BEGIN Entries shown

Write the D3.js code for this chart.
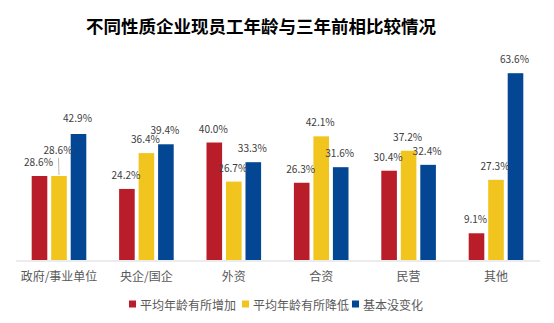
<!DOCTYPE html>
<html><head><meta charset="utf-8">
<script src="https://cdn.jsdelivr.net/npm/d3@7/dist/d3.min.js"></script>
<style>
body{margin:0;background:#fff;}
text{font-family:"Noto Sans CJK SC","Microsoft YaHei",sans-serif;}
</style></head>
<body><svg id="chart" width="554" height="323"></svg>
<script>
const title = "不同性质企业现员工年龄与三年前相比较情况";
const categories = ["政府/事业单位","央企/国企","外资","合资","民营","其他"];
const seriesNames = ["平均年龄有所增加","平均年龄有所降低","基本没变化"];
const increased = [28.6, 24.2, 40.0, 26.3, 30.4, 9.1];
const decreased = [28.6, 36.4, 26.7, 42.1, 37.2, 27.3];
const unchanged = [42.9, 39.4, 33.3, 31.6, 32.4, 63.6];
const colors = ["#B81D29","#F1C51E","#034693"];
// label nudges (style only): [categoryIndex, seriesIndex, dy]
const labelNudges = [[0,1,-12],[0,2,-2]];

const seriesValues = [increased, decreased, unchanged];
const svg = d3.select("#chart");

const baseY = 260;
const x0 = d3.scaleBand().domain(categories).range([15.3, 539.7]).paddingInner(0).paddingOuter(0);
const x1 = d3.scaleBand().domain(seriesNames).range([-27.3, 27.3]).paddingInner(0.2).paddingOuter(0);
const y = d3.scaleLinear().domain([0, 70]).range([baseY, baseY - 70*2.937]);

svg.append("text").attr("x", 261).attr("y", 25).attr("text-anchor","middle")
  .attr("dominant-baseline","central").attr("font-size","17.5px").attr("font-weight","bold")
  .attr("fill","#000").text(title);

const data = [];
categories.forEach((c,i)=>seriesNames.forEach((s,j)=>data.push({c,s,i,j,v:seriesValues[j][i]})));

svg.append("g").selectAll("rect").data(data).join("rect")
  .attr("x", d=>x0(d.c)+x0.bandwidth()/2+x1(d.s))
  .attr("width", x1.bandwidth())
  .attr("y", d=>y(d.v))
  .attr("height", d=>y(0)-y(d.v))
  .attr("fill", d=>colors[d.j]);

// axis
const axis = d3.axisBottom(x0).tickSize(0).tickPadding(0);
const ag = svg.append("g").attr("transform",`translate(0,${baseY+0.5})`).call(axis);
ag.select(".domain").attr("stroke","#D9D9D9").attr("stroke-width",1.2);
ag.selectAll(".tick text").attr("font-size","12px").attr("fill","#595959")
  .attr("y", 16).attr("dy","0.35em")
  .attr("font-family",'"Noto Sans CJK SC",sans-serif');

// labels
const nudge = d => { const n = labelNudges.find(a=>a[0]===d.i&&a[1]===d.j); return n?n[2]:0; };
const lg = svg.append("g");
data.forEach(d=>{
  const cx = x0(d.c)+x0.bandwidth()/2+x1(d.s)+x1.bandwidth()/2;
  const ly = y(d.v)-15+nudge(d);
  const txt = d3.format(".1f")(d.v)+"%";
  lg.append("text").attr("x",cx-1).attr("y",ly).attr("text-anchor","middle")
    .attr("dominant-baseline","central").attr("font-size","11px").attr("fill","#404040")
    .attr("font-family",'"Liberation Sans",Arial,sans-serif')
    .attr("textLength", txt.length*5.8).attr("lengthAdjust","spacingAndGlyphs")
    .text(txt);
  if (nudge(d) < -5) {
    lg.append("line").attr("x1",cx-0.5).attr("x2",cx).attr("y1",ly+9).attr("y2",y(d.v)-1)
      .attr("stroke","#A6A6A6").attr("stroke-width",0.8);
  }
});

// legend
const legendItems = [{x:129},{x:242},{x:352}];
const leg = svg.append("g");
seriesNames.forEach((s,j)=>{
  const g = leg.append("g").attr("transform",`translate(${legendItems[j].x},304)`);
  g.append("rect").attr("x",0).attr("y",-3.5).attr("width",7).attr("height",7).attr("fill",colors[j]);
  g.append("text").attr("x",11).attr("y",0).attr("dominant-baseline","central")
    .attr("font-size","12px").attr("fill","#595959").text(s);
});
</script></body></html>
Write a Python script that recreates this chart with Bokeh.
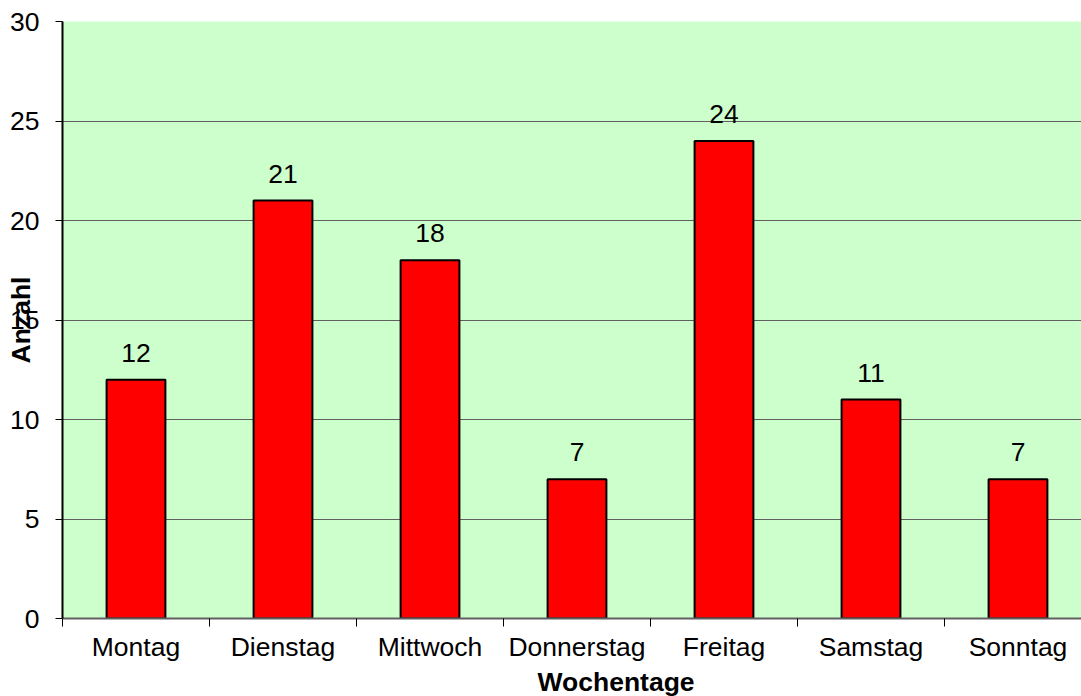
from bokeh.plotting import figure
from bokeh.models import (ColumnDataSource, Range1d, FixedTicker, LabelSet, Title,
                          CustomJSTickFormatter)
from bokeh.core.properties import value
from bokeh.embed import file_html
from bokeh.resources import INLINE

days = ["Montag", "Dienstag", "Mittwoch", "Donnerstag", "Freitag", "Samstag", "Sonntag"]
counts = [12, 21, 18, 7, 24, 11, 7]
y_ticks = [0, 5, 10, 15, 20, 25, 30]

FONT = "Liberation Sans"
FS = "26.5px"

src = ColumnDataSource(dict(
    x=[i + 0.5 for i in range(len(days))],
    top=counts,
    lab=[str(c) for c in counts],
))

p = figure(width=1081, height=696, output_backend="svg", toolbar_location=None,
           x_range=Range1d(0, 6.932), y_range=Range1d(0, 30),
           min_border_left=62, min_border_right=0, min_border_top=21, min_border_bottom=0)
p.background_fill_color = "#CCFFCC"
p.border_fill_color = "white"
p.outline_line_color = None

p.vbar(x="x", top="top", width=0.4, bottom=0, source=src,
       fill_color="#FF0000", line_color="black", line_width=2)

p.add_layout(LabelSet(x="x", y="top", text="lab", source=src, y_offset=27,
                      text_align="center", text_baseline="middle",
                      text_font=value(FONT), text_font_size=FS, text_color="black"))

# grid
p.xgrid.grid_line_color = None
p.ygrid.ticker = FixedTicker(ticks=y_ticks)
p.ygrid.grid_line_color = "#606060"
p.ygrid.grid_line_width = 1

# y axis
p.yaxis.ticker = FixedTicker(ticks=y_ticks)
p.yaxis.axis_line_color = "black"
p.yaxis.axis_line_width = 2
p.yaxis.major_tick_in = 0
p.yaxis.major_tick_out = 7
p.yaxis.major_tick_line_color = "black"
p.yaxis.minor_tick_line_color = None
p.yaxis.major_label_standoff = 16
p.yaxis.major_label_text_font = FONT
p.yaxis.major_label_text_font_size = FS
p.yaxis.major_label_text_color = "black"
p.yaxis.axis_label = "Anzahl"
p.yaxis.axis_label_standoff = -29
p.yaxis.axis_label_text_font = FONT
p.yaxis.axis_label_text_font_size = FS
p.yaxis.axis_label_text_font_style = "bold"
p.yaxis.axis_label_text_color = "black"

# x axis: labels at category centres, tick marks between categories
p.xaxis.ticker = FixedTicker(ticks=[i + 0.5 for i in range(len(days))],
                             minor_ticks=list(range(len(days) + 1)))
p.xaxis.formatter = CustomJSTickFormatter(args=dict(names=days),
                                          code="return names[Math.floor(tick)];")
p.xaxis.axis_line_color = "#606060"
p.xaxis.axis_line_width = 2
p.xaxis.major_tick_line_color = None
p.xaxis.major_tick_in = 0
p.xaxis.major_tick_out = 0
p.xaxis.minor_tick_in = 0
p.xaxis.minor_tick_out = 8
p.xaxis.minor_tick_line_color = "black"
p.xaxis.major_label_standoff = 5
p.xaxis.major_label_text_font = FONT
p.xaxis.major_label_text_font_size = FS
p.xaxis.major_label_text_color = "black"

# x axis title, shifted right like the original
p.add_layout(Title(text="Wochentage", align="left", offset=475, standoff=0,
                   text_font=FONT, text_font_size=FS, text_font_style="bold",
                   text_color="black"), "below")

open("out.html", "w").write(file_html(p, INLINE))
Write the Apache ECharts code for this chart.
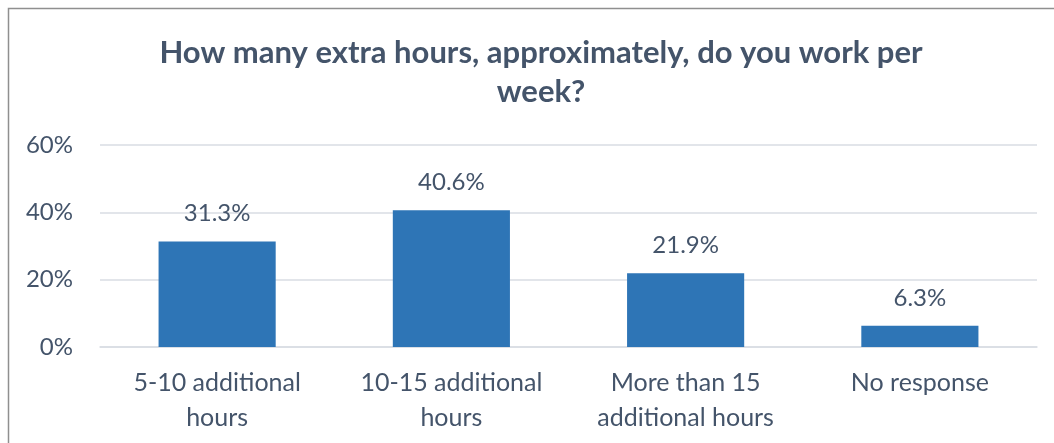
<!DOCTYPE html>
<html>
<head>
<meta charset="utf-8">
<title>Extra hours per week</title>
<script src="https://cdn.jsdelivr.net/npm/echarts@6/dist/echarts.min.js"></script>
<style>
  html, body { margin: 0; padding: 0; background: #ffffff; }
  #chart { width: 1054px; height: 443px; }
</style>
</head>
<body>
<div id="chart"></div>
<script>
// Survey answers: share of respondents per range of extra weekly hours
const categories = [
  '5-10 additional\nhours',
  '10-15 additional\nhours',
  'More than 15\nadditional hours',
  'No response'
];
const shares = [31.3, 40.6, 21.9, 6.3];
const yTicks = [0, 20, 40, 60];

const textColor = '#44546A';
const fontFamily = 'Lato, "Open Sans", sans-serif';

const chart = echarts.init(document.getElementById('chart'), null, { renderer: 'canvas' });

chart.setOption({
  backgroundColor: '#ffffff',
  animation: false,
  title: {
    text: 'How many extra hours, approximately, do you work per\nweek?',
    left: 536,
    top: 28,
    textAlign: 'center',
    textStyle: {
      color: textColor,
      fontFamily: fontFamily,
      fontWeight: 'bold',
      fontSize: 31,
      lineHeight: 39
    }
  },
  graphic: [{
    type: 'polyline',
    shape: { points: [[8.5, 443], [8.5, 8.5], [1054, 8.5]] },
    style: { stroke: '#8f8f8f', lineWidth: 1.5, fill: null },
    silent: true
  }],
  grid: { left: 100, right: 17, top: 145, bottom: 96 },
  xAxis: {
    type: 'category',
    data: categories,
    axisLine: { show: true, lineStyle: { color: '#d9dde3', width: 1.5 } },
    axisTick: { show: false },
    axisLabel: {
      interval: 0,
      margin: 18,
      color: textColor,
      fontFamily: fontFamily,
      fontSize: 25,
      lineHeight: 35
    }
  },
  yAxis: {
    type: 'value',
    min: yTicks[0],
    max: yTicks[yTicks.length - 1],
    interval: yTicks[1] - yTicks[0],
    axisLine: { show: false },
    axisTick: { show: false },
    splitLine: { lineStyle: { color: '#d9dde3', width: 1.5 } },
    axisLabel: {
      margin: 27,
      color: textColor,
      fontFamily: fontFamily,
      fontSize: 24,
      formatter: v => v + '%'
    }
  },
  series: [{
    type: 'bar',
    data: shares,
    barWidth: '50%',
    itemStyle: { color: '#2E75B6' },
    label: {
      show: true,
      position: 'top',
      distance: 16,
      color: textColor,
      fontFamily: fontFamily,
      fontSize: 24,
      formatter: p => p.value.toFixed(1) + '%'
    }
  }]
});
</script>
</body>
</html>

END Entries shown

Instructions to follow: List each line holding the string "this".

Exercise solution:
Write the D3.js code for this chart.
Write a Python script that recreates this chart with Bokeh.
Write the Apache ECharts code for this chart.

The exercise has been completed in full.